TASK PROMPT: Print the material below exactly as it stands, please, from its first line to the line holding "import plotly.graph_objects as go", with no pictures.

***

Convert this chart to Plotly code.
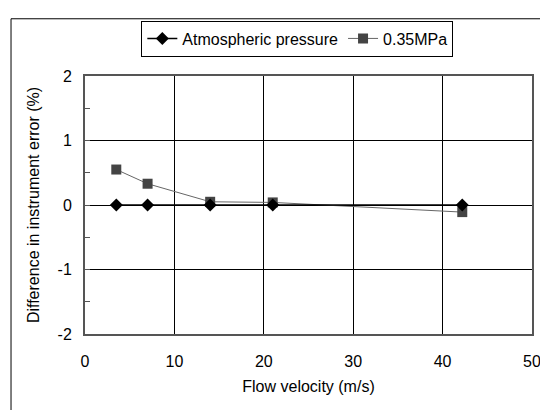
import plotly.graph_objects as go

# data
velocity = [3.5, 7.0, 14.0, 21.0, 42.2]
atm_diff = [0.0, 0.0, 0.0, 0.0, 0.0]
mpa_diff = [0.55, 0.33, 0.05, 0.04, -0.11]
y_ticks = [-2, -1, 0, 1, 2]
y_labels = ["-2", "-1", "0", "1", "2"]
x_ticks = [0, 10, 20, 30, 40, 50]

FONT = "Liberation Sans, Arial, sans-serif"

fig = go.Figure()

fig.add_trace(go.Scatter(
    x=velocity, y=mpa_diff, name="0.35MPa", mode="lines+markers",
    line=dict(color="#666666", width=1),
    marker=dict(symbol="square", size=10, color="#444444"),
))
fig.add_trace(go.Scatter(
    x=velocity, y=atm_diff, name="Atmospheric pressure", mode="lines+markers",
    line=dict(color="black", width=1.5),
    marker=dict(symbol="diamond", size=10, color="black"),
))

# outer chart frame (runs off the right and bottom of the page)
fig.add_shape(type="rect", xref="paper", yref="paper",
              x0=-0.1655, x1=1.5, y0=-0.6, y1=1.2218,
              line=dict(color="black", width=1), layer="below")

# page body has an 8px margin, so the figure is 8px smaller than the window
fig.update_layout(
    width=540, height=402,
    margin=dict(l=77, r=16, t=60, b=76),
    paper_bgcolor="white", plot_bgcolor="white",
    font=dict(family=FONT, size=16, color="black"),
    legend=dict(
        orientation="h", x=0.475, xanchor="center", y=1.215, yanchor="top",
        bordercolor="black", borderwidth=1, traceorder="reversed",
        font=dict(family=FONT, size=16, color="black"), itemwidth=30,
    ),
    showlegend=True,
)

fig.update_xaxes(
    range=[0, 50], tickvals=x_ticks, showgrid=True, gridcolor="black", gridwidth=1,
    showline=True, linecolor="#555555", linewidth=2, mirror=True,
    zeroline=False, ticks="", ticklabelstandoff=12, automargin=False,
    tickfont=dict(family=FONT, size=16, color="black"),
    title=dict(text="Flow velocity (m/s)", standoff=12,
               font=dict(family=FONT, size=16, color="black")),
)
fig.update_yaxes(
    range=[-2, 2], tickvals=y_ticks, ticktext=y_labels,
    showgrid=True, gridcolor="black", gridwidth=1,
    showline=True, linecolor="#555555", linewidth=2, mirror=True,
    zeroline=False, ticks="inside", ticklen=5, tickcolor="#555555",
    ticklabelstandoff=8, automargin=False,
    tickfont=dict(family=FONT, size=16, color="black"),
    minor=dict(dtick=0.5, ticks="inside", ticklen=5, tickcolor="#555555", showgrid=False),
    title=dict(text="Difference in instrument error (%)", standoff=14,
               font=dict(family=FONT, size=16, color="black")),
)

fig.write_html("out.html")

***

RESPONSE:
Convert this chart to Plotly code.
import plotly.graph_objects as go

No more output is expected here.